• Work required:
All of the data should be output character for character, except the pictures.

***** Dataset extract

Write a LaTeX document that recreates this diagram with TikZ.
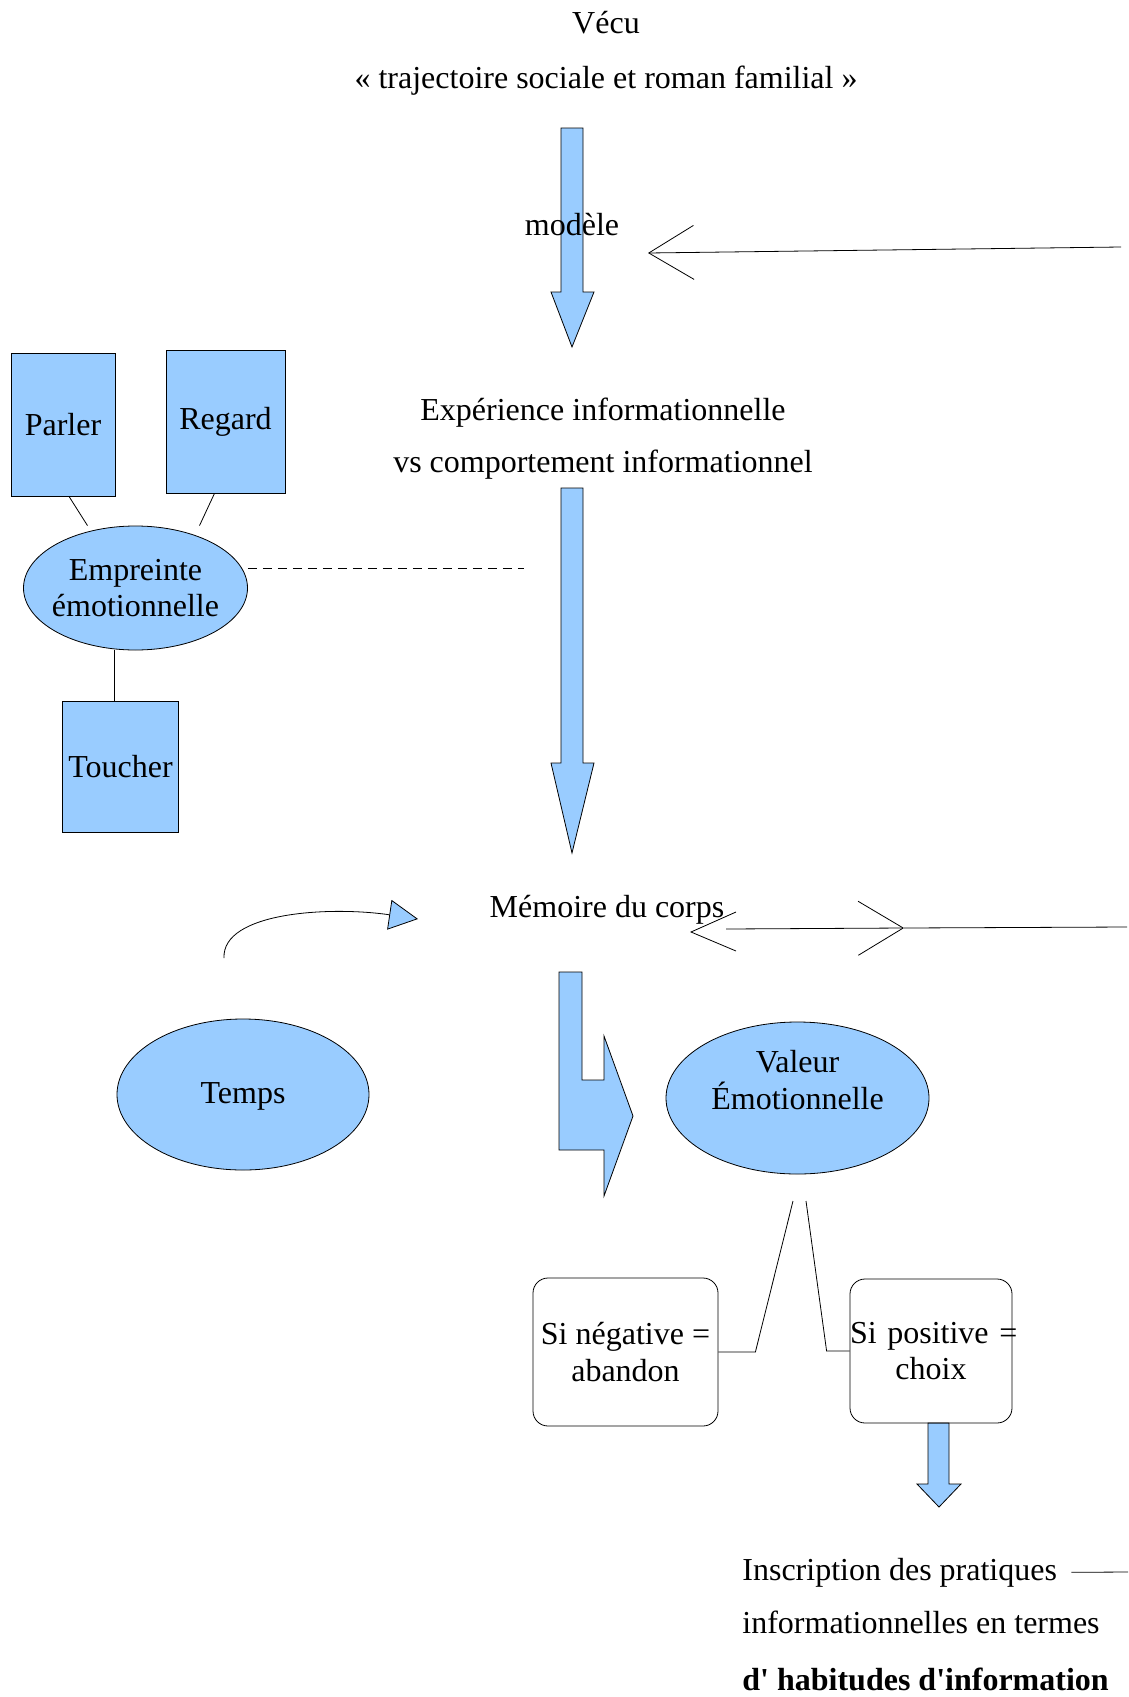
\documentclass[tikz,border=0pt]{standalone}
\usepackage{fontspec}
\setmainfont{Liberation Serif}
\usetikzlibrary{positioning, arrows.meta, shapes.geometric}
\definecolor{sky}{HTML}{99CCFF}

\begin{document}
\begin{tikzpicture}[
    x=1pt, y=-1pt,
    line width=0.8pt,
    font=\fontsize{32}{36.5}\selectfont,
    txt/.style={inner sep=0pt, anchor=base},
    sense/.style={rectangle, draw=black, fill=sky, inner sep=0pt},
    oval/.style={ellipse, draw=black, fill=sky, inner sep=0pt},
    choice/.style={rectangle, draw=black, rounded corners=15pt, inner sep=0pt, align=center},
    block/.style={draw=black, fill=sky, line join=miter},
    barb/.style={-{Straight Barb[length=45pt, width=54pt]}}
  ]
  \fill[white] (0,0) rectangle (1128,1697);
  \useasboundingbox (0,0) rectangle (1128,1697);

  % block arrows
  \draw[block] (561,128) -- (583,128) -- (583,292) -- (594,292) -- (572,347) -- (551,292) -- (561,292) -- cycle;
  \draw[block] (561,488) -- (583,488) -- (583,763) -- (594,763) -- (572,853) -- (551,763) -- (561,763) -- cycle;
  \draw[block] (559,972) -- (582,972) -- (582,1080) -- (604,1080) -- (604,1036) -- (633,1116)
    -- (604,1196) -- (604,1150) -- (559,1150) -- cycle;
  \draw[block] (928,1423) -- (949,1423) -- (949,1484) -- (961,1484) -- (939,1507) -- (917,1484) -- (928,1484) -- cycle;

  % texts
  \node[txt] (vecu) at (606,33) {Vécu};
  \node[txt] (traj) at (606,88) {« trajectoire sociale et roman familial »};
  \node[txt] (modele) at (572,235) {modèle};
  \node[txt] (exp) at (603,420) {Expérience informationnelle};
  \node[txt] (vs) at (603,472) {vs comportement informationnel};
  \node[txt] (memoire) at (607,917) {Mémoire du corps};
  \node[txt, anchor=base west] (insc1) at (742,1580) {Inscription des pratiques};
  \node[txt, anchor=base west] (insc2) at (742,1633) {informationnelles en termes};
  \node[txt, anchor=base west] (insc3) at (742,1690) {\bfseries d\textquotesingle{} habitudes d\textquotesingle{}information};

  % senses
  \node[sense, minimum width=104pt, minimum height=143pt] (parler) at (63,424.5) {Parler};
  \node[sense, minimum width=119pt, minimum height=143pt] (regard) at (225.5,421.5) {Regard};
  \node[oval, minimum width=224pt, minimum height=124pt,
        label={[align=center, inner sep=0pt]center:Empreinte\\émotionnelle}] (empreinte) at (135.5,588) {};
  \node[sense, minimum width=116pt, minimum height=131pt] (toucher) at (120.5,766.5) {Toucher};

  \coordinate (dashend) at (524,568);
  \draw ([xshift=6pt]parler.south) -- ([xshift=-48pt]empreinte.north);
  \draw ([xshift=-11pt]regard.south) -- ([xshift=64pt]empreinte.north);
  \draw ([xshift=-21pt]empreinte.south) -- ([xshift=-21pt]empreinte.south |- toucher.north);
  \draw[dash pattern=on 9pt off 6pt] ([yshift=20pt]empreinte.east) -- (dashend);

  % time and value
  \node[oval, minimum width=252pt, minimum height=151pt, text depth=3pt] (temps) at (243,1094.5) {Temps};
  \node[oval, minimum width=263pt, minimum height=152pt,
        label={[align=center, inner sep=0pt, yshift=18pt]center:Valeur\\Émotionnelle}] (valeur) at (797.5,1098) {};
  \node[choice, minimum width=185pt, minimum height=148pt] (neg) at (625.5,1352) {Si négative =\\abandon};
  \node[choice, minimum width=162pt, minimum height=144pt, text width=162pt] (pos) at (931,1351) {\mbox{Si positive =}\\choix};

  \coordinate (vl) at (793,1201);
  \coordinate (vr) at (806,1201);
  \draw (neg.east) -- ++(37,0) -- (vl);
  \draw (pos.west) -- ++(-23,0) -- (vr);

  \coordinate (tstart) at (224,958);
  \coordinate (ttip) at (418,919);
  \draw[-{Triangle[length=29pt, width=30pt, fill=sky]}] (tstart) .. controls (222,912) and (330,906) .. (ttip);

  % open arrows from the right
  \coordinate (modfrom) at (1121,247);
  \coordinate (modtip) at (648,253);
  \draw[barb] (modfrom) -- (modtip);

  \coordinate (mfrom) at (1127,927);
  \coordinate (mmid) at (904,928);
  \coordinate (mstart) at (726,929);
  \coordinate (mleft) at (691,932);
  \draw[barb] (mstart) -- (mmid);
  \draw (mmid) -- (mfrom);
  \draw ([shift={(45,-20)}]mleft) -- (mleft) -- ([shift={(45,19)}]mleft);

  \coordinate (inscend) at (1128,1572);
  \draw ([xshift=14pt]insc1.east) -- (inscend);
\end{tikzpicture}
\end{document}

**********

• Task response:
Write a LaTeX document that recreates this diagram with TikZ.
\documentclass[tikz,border=0pt]{standalone}
\usepackage{fontspec}
\setmainfont{Liberation Serif}
\usetikzlibrary{positioning, arrows.meta, shapes.geometric}
\definecolor{sky}{HTML}{99CCFF}

\begin{document}
\begin{tikzpicture}[
    x=1pt, y=-1pt,
    line width=0.8pt,
    font=\fontsize{32}{36.5}\selectfont,
    txt/.style={inner sep=0pt, anchor=base},
    sense/.style={rectangle, draw=black, fill=sky, inner sep=0pt},
    oval/.style={ellipse, draw=black, fill=sky, inner sep=0pt},
    choice/.style={rectangle, draw=black, rounded corners=15pt, inner sep=0pt, align=center},
    block/.style={draw=black, fill=sky, line join=miter},
    barb/.style={-{Straight Barb[length=45pt, width=54pt]}}
  ]
  \fill[white] (0,0) rectangle (1128,1697);
  \useasboundingbox (0,0) rectangle (1128,1697);

  % block arrows
  \draw[block] (561,128) -- (583,128) -- (583,292) -- (594,292) -- (572,347) -- (551,292) -- (561,292) -- cycle;
  \draw[block] (561,488) -- (583,488) -- (583,763) -- (594,763) -- (572,853) -- (551,763) -- (561,763) -- cycle;
  \draw[block] (559,972) -- (582,972) -- (582,1080) -- (604,1080) -- (604,1036) -- (633,1116)
    -- (604,1196) -- (604,1150) -- (559,1150) -- cycle;
  \draw[block] (928,1423) -- (949,1423) -- (949,1484) -- (961,1484) -- (939,1507) -- (917,1484) -- (928,1484) -- cycle;

  % texts
  \node[txt] (vecu) at (606,33) {Vécu};
  \node[txt] (traj) at (606,88) {« trajectoire sociale et roman familial »};
  \node[txt] (modele) at (572,235) {modèle};
  \node[txt] (exp) at (603,420) {Expérience informationnelle};
  \node[txt] (vs) at (603,472) {vs comportement informationnel};
  \node[txt] (memoire) at (607,917) {Mémoire du corps};
  \node[txt, anchor=base west] (insc1) at (742,1580) {Inscription des pratiques};
  \node[txt, anchor=base west] (insc2) at (742,1633) {informationnelles en termes};
  \node[txt, anchor=base west] (insc3) at (742,1690) {\bfseries d\textquotesingle{} habitudes d\textquotesingle{}information};

  % senses
  \node[sense, minimum width=104pt, minimum height=143pt] (parler) at (63,424.5) {Parler};
  \node[sense, minimum width=119pt, minimum height=143pt] (regard) at (225.5,421.5) {Regard};
  \node[oval, minimum width=224pt, minimum height=124pt,
        label={[align=center, inner sep=0pt]center:Empreinte\\émotionnelle}] (empreinte) at (135.5,588) {};
  \node[sense, minimum width=116pt, minimum height=131pt] (toucher) at (120.5,766.5) {Toucher};

  \coordinate (dashend) at (524,568);
  \draw ([xshift=6pt]parler.south) -- ([xshift=-48pt]empreinte.north);
  \draw ([xshift=-11pt]regard.south) -- ([xshift=64pt]empreinte.north);
  \draw ([xshift=-21pt]empreinte.south) -- ([xshift=-21pt]empreinte.south |- toucher.north);
  \draw[dash pattern=on 9pt off 6pt] ([yshift=20pt]empreinte.east) -- (dashend);

  % time and value
  \node[oval, minimum width=252pt, minimum height=151pt, text depth=3pt] (temps) at (243,1094.5) {Temps};
  \node[oval, minimum width=263pt, minimum height=152pt,
        label={[align=center, inner sep=0pt, yshift=18pt]center:Valeur\\Émotionnelle}] (valeur) at (797.5,1098) {};
  \node[choice, minimum width=185pt, minimum height=148pt] (neg) at (625.5,1352) {Si négative =\\abandon};
  \node[choice, minimum width=162pt, minimum height=144pt, text width=162pt] (pos) at (931,1351) {\mbox{Si positive =}\\choix};

  \coordinate (vl) at (793,1201);
  \coordinate (vr) at (806,1201);
  \draw (neg.east) -- ++(37,0) -- (vl);
  \draw (pos.west) -- ++(-23,0) -- (vr);

  \coordinate (tstart) at (224,958);
  \coordinate (ttip) at (418,919);
  \draw[-{Triangle[length=29pt, width=30pt, fill=sky]}] (tstart) .. controls (222,912) and (330,906) .. (ttip);

  % open arrows from the right
  \coordinate (modfrom) at (1121,247);
  \coordinate (modtip) at (648,253);
  \draw[barb] (modfrom) -- (modtip);

  \coordinate (mfrom) at (1127,927);
  \coordinate (mmid) at (904,928);
  \coordinate (mstart) at (726,929);
  \coordinate (mleft) at (691,932);
  \draw[barb] (mstart) -- (mmid);
  \draw (mmid) -- (mfrom);
  \draw ([shift={(45,-20)}]mleft) -- (mleft) -- ([shift={(45,19)}]mleft);

  \coordinate (inscend) at (1128,1572);
  \draw ([xshift=14pt]insc1.east) -- (inscend);
\end{tikzpicture}
\end{document}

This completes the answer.